Maybe the phrase I rather should have used would be "profiteering"?
But according to Wikipedia, I think the "classic example" fits many SaaS vendors:
The classic example of rent-seeking, according to Robert Shiller, is that of a property owner who installs a chain across a river that flows through their land and then hires a collector to charge passing boats a fee to lower the chain. There is nothing productive about the chain or the collector, nor do passing boats get anything in return. The owner has made no improvements to the river and is not adding value in any way, directly or indirectly, except for themselves. *All they are doing is finding a way to obtain money from something that used to be free*.

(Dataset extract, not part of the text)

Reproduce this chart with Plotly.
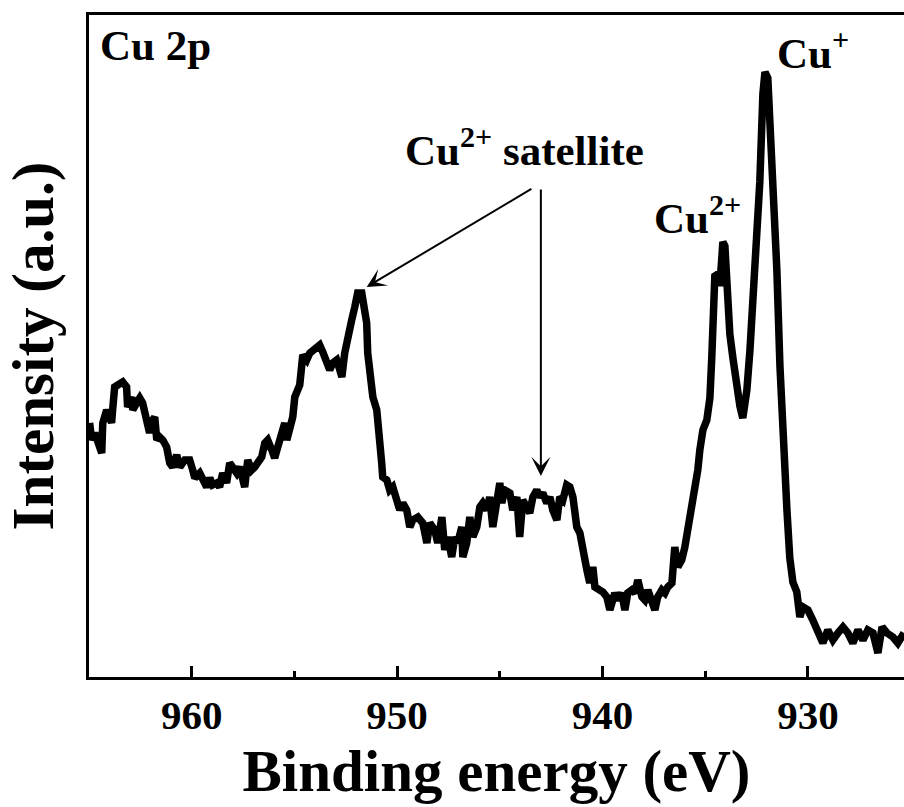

But how does that fit SAAS vendors? If someone cut my fibre wire and added a box that stopped it working if I didn't pay them, I would say that that is rent seeking. A SAAS vendor doesn't seem to fit that pattern.
> Rent seeking is getting the government/a regulator to mandate the use of your service.
That sounds like your personal narrower definition. Where did you get that from?
The wider use is both historically and semantically accurate and I believe people familiar with the term will still recognize its intended meaning today.
Needlessly making a physical product unusable without the continued subscription to an associated service, and designing the product in such a way that only the manufacturer can/may provide that service (aka vendor-lock-in) is pretty much rent-seeking, yeah.